Quote every line of the material beneath this one.

- Collected material
start
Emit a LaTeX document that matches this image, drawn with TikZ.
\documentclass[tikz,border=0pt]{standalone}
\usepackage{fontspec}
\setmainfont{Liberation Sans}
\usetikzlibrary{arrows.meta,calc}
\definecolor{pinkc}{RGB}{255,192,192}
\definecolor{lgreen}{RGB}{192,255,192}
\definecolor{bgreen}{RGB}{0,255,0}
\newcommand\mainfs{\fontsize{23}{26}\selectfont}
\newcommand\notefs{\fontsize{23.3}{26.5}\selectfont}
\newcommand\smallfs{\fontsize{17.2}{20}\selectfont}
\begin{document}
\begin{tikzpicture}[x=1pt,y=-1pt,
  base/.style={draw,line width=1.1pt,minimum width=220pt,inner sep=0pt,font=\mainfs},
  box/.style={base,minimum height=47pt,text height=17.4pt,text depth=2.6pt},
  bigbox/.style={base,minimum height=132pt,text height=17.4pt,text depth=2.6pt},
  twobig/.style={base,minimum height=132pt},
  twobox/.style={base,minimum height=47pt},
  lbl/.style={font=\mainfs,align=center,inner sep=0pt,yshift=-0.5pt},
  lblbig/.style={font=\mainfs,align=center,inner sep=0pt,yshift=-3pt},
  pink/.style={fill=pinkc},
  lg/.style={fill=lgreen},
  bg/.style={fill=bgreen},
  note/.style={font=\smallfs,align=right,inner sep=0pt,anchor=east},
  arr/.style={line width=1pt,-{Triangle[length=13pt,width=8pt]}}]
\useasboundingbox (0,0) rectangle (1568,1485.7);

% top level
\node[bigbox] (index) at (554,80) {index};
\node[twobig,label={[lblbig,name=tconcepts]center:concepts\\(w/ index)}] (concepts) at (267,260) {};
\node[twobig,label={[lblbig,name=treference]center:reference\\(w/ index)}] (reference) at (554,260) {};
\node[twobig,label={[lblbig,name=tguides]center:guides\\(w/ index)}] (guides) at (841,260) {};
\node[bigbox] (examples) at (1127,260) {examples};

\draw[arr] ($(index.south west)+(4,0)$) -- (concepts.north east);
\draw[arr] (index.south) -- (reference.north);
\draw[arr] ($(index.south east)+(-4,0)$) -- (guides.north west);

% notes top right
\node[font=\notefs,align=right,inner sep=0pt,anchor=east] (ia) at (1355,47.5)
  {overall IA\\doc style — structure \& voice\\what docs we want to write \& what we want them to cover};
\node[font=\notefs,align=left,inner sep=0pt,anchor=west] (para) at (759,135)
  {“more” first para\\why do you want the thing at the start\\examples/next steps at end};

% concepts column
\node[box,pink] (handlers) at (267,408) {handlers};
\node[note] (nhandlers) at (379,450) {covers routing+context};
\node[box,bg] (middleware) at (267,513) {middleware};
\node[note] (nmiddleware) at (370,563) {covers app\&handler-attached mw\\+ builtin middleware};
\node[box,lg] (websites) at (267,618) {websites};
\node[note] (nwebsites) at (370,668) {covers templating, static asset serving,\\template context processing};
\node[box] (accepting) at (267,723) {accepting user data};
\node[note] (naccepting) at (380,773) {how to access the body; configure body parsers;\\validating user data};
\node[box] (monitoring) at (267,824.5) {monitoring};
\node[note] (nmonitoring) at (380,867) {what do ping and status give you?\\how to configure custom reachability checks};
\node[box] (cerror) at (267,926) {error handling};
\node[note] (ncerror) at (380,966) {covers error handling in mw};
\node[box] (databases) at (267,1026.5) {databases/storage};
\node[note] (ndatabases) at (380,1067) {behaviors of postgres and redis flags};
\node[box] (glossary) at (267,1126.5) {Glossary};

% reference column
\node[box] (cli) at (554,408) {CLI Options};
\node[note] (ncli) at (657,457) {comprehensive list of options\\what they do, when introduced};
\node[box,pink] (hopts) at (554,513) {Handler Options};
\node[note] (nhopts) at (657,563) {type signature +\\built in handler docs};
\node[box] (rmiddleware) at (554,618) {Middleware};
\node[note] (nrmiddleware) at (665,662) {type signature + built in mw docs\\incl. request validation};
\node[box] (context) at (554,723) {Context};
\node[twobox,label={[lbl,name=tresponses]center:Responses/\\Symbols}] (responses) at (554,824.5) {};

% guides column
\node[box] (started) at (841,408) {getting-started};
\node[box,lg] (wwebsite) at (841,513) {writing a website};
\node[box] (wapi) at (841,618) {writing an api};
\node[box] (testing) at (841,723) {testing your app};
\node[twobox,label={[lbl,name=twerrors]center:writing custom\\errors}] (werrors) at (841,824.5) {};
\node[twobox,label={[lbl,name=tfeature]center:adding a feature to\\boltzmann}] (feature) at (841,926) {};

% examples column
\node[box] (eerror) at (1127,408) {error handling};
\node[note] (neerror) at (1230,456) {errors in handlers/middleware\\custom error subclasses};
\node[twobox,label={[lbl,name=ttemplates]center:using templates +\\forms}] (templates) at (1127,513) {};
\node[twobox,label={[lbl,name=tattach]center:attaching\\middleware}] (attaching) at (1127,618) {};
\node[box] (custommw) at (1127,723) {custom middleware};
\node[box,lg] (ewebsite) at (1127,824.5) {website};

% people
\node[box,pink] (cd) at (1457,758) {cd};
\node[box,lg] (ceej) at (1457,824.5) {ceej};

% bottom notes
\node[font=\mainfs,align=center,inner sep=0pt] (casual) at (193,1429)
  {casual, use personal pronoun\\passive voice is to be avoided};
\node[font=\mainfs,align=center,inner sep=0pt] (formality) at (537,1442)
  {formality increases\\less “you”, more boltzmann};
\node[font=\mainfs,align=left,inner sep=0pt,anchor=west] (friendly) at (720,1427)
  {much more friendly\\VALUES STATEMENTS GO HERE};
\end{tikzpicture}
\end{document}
end
- Exercise result
Emit a LaTeX document that matches this image, drawn with TikZ.
\documentclass[tikz,border=0pt]{standalone}
\usepackage{fontspec}
\setmainfont{Liberation Sans}
\usetikzlibrary{arrows.meta,calc}
\definecolor{pinkc}{RGB}{255,192,192}
\definecolor{lgreen}{RGB}{192,255,192}
\definecolor{bgreen}{RGB}{0,255,0}
\newcommand\mainfs{\fontsize{23}{26}\selectfont}
\newcommand\notefs{\fontsize{23.3}{26.5}\selectfont}
\newcommand\smallfs{\fontsize{17.2}{20}\selectfont}
\begin{document}
\begin{tikzpicture}[x=1pt,y=-1pt,
  base/.style={draw,line width=1.1pt,minimum width=220pt,inner sep=0pt,font=\mainfs},
  box/.style={base,minimum height=47pt,text height=17.4pt,text depth=2.6pt},
  bigbox/.style={base,minimum height=132pt,text height=17.4pt,text depth=2.6pt},
  twobig/.style={base,minimum height=132pt},
  twobox/.style={base,minimum height=47pt},
  lbl/.style={font=\mainfs,align=center,inner sep=0pt,yshift=-0.5pt},
  lblbig/.style={font=\mainfs,align=center,inner sep=0pt,yshift=-3pt},
  pink/.style={fill=pinkc},
  lg/.style={fill=lgreen},
  bg/.style={fill=bgreen},
  note/.style={font=\smallfs,align=right,inner sep=0pt,anchor=east},
  arr/.style={line width=1pt,-{Triangle[length=13pt,width=8pt]}}]
\useasboundingbox (0,0) rectangle (1568,1485.7);

% top level
\node[bigbox] (index) at (554,80) {index};
\node[twobig,label={[lblbig,name=tconcepts]center:concepts\\(w/ index)}] (concepts) at (267,260) {};
\node[twobig,label={[lblbig,name=treference]center:reference\\(w/ index)}] (reference) at (554,260) {};
\node[twobig,label={[lblbig,name=tguides]center:guides\\(w/ index)}] (guides) at (841,260) {};
\node[bigbox] (examples) at (1127,260) {examples};

\draw[arr] ($(index.south west)+(4,0)$) -- (concepts.north east);
\draw[arr] (index.south) -- (reference.north);
\draw[arr] ($(index.south east)+(-4,0)$) -- (guides.north west);

% notes top right
\node[font=\notefs,align=right,inner sep=0pt,anchor=east] (ia) at (1355,47.5)
  {overall IA\\doc style — structure \& voice\\what docs we want to write \& what we want them to cover};
\node[font=\notefs,align=left,inner sep=0pt,anchor=west] (para) at (759,135)
  {“more” first para\\why do you want the thing at the start\\examples/next steps at end};

% concepts column
\node[box,pink] (handlers) at (267,408) {handlers};
\node[note] (nhandlers) at (379,450) {covers routing+context};
\node[box,bg] (middleware) at (267,513) {middleware};
\node[note] (nmiddleware) at (370,563) {covers app\&handler-attached mw\\+ builtin middleware};
\node[box,lg] (websites) at (267,618) {websites};
\node[note] (nwebsites) at (370,668) {covers templating, static asset serving,\\template context processing};
\node[box] (accepting) at (267,723) {accepting user data};
\node[note] (naccepting) at (380,773) {how to access the body; configure body parsers;\\validating user data};
\node[box] (monitoring) at (267,824.5) {monitoring};
\node[note] (nmonitoring) at (380,867) {what do ping and status give you?\\how to configure custom reachability checks};
\node[box] (cerror) at (267,926) {error handling};
\node[note] (ncerror) at (380,966) {covers error handling in mw};
\node[box] (databases) at (267,1026.5) {databases/storage};
\node[note] (ndatabases) at (380,1067) {behaviors of postgres and redis flags};
\node[box] (glossary) at (267,1126.5) {Glossary};

% reference column
\node[box] (cli) at (554,408) {CLI Options};
\node[note] (ncli) at (657,457) {comprehensive list of options\\what they do, when introduced};
\node[box,pink] (hopts) at (554,513) {Handler Options};
\node[note] (nhopts) at (657,563) {type signature +\\built in handler docs};
\node[box] (rmiddleware) at (554,618) {Middleware};
\node[note] (nrmiddleware) at (665,662) {type signature + built in mw docs\\incl. request validation};
\node[box] (context) at (554,723) {Context};
\node[twobox,label={[lbl,name=tresponses]center:Responses/\\Symbols}] (responses) at (554,824.5) {};

% guides column
\node[box] (started) at (841,408) {getting-started};
\node[box,lg] (wwebsite) at (841,513) {writing a website};
\node[box] (wapi) at (841,618) {writing an api};
\node[box] (testing) at (841,723) {testing your app};
\node[twobox,label={[lbl,name=twerrors]center:writing custom\\errors}] (werrors) at (841,824.5) {};
\node[twobox,label={[lbl,name=tfeature]center:adding a feature to\\boltzmann}] (feature) at (841,926) {};

% examples column
\node[box] (eerror) at (1127,408) {error handling};
\node[note] (neerror) at (1230,456) {errors in handlers/middleware\\custom error subclasses};
\node[twobox,label={[lbl,name=ttemplates]center:using templates +\\forms}] (templates) at (1127,513) {};
\node[twobox,label={[lbl,name=tattach]center:attaching\\middleware}] (attaching) at (1127,618) {};
\node[box] (custommw) at (1127,723) {custom middleware};
\node[box,lg] (ewebsite) at (1127,824.5) {website};

% people
\node[box,pink] (cd) at (1457,758) {cd};
\node[box,lg] (ceej) at (1457,824.5) {ceej};

% bottom notes
\node[font=\mainfs,align=center,inner sep=0pt] (casual) at (193,1429)
  {casual, use personal pronoun\\passive voice is to be avoided};
\node[font=\mainfs,align=center,inner sep=0pt] (formality) at (537,1442)
  {formality increases\\less “you”, more boltzmann};
\node[font=\mainfs,align=left,inner sep=0pt,anchor=west] (friendly) at (720,1427)
  {much more friendly\\VALUES STATEMENTS GO HERE};
\end{tikzpicture}
\end{document}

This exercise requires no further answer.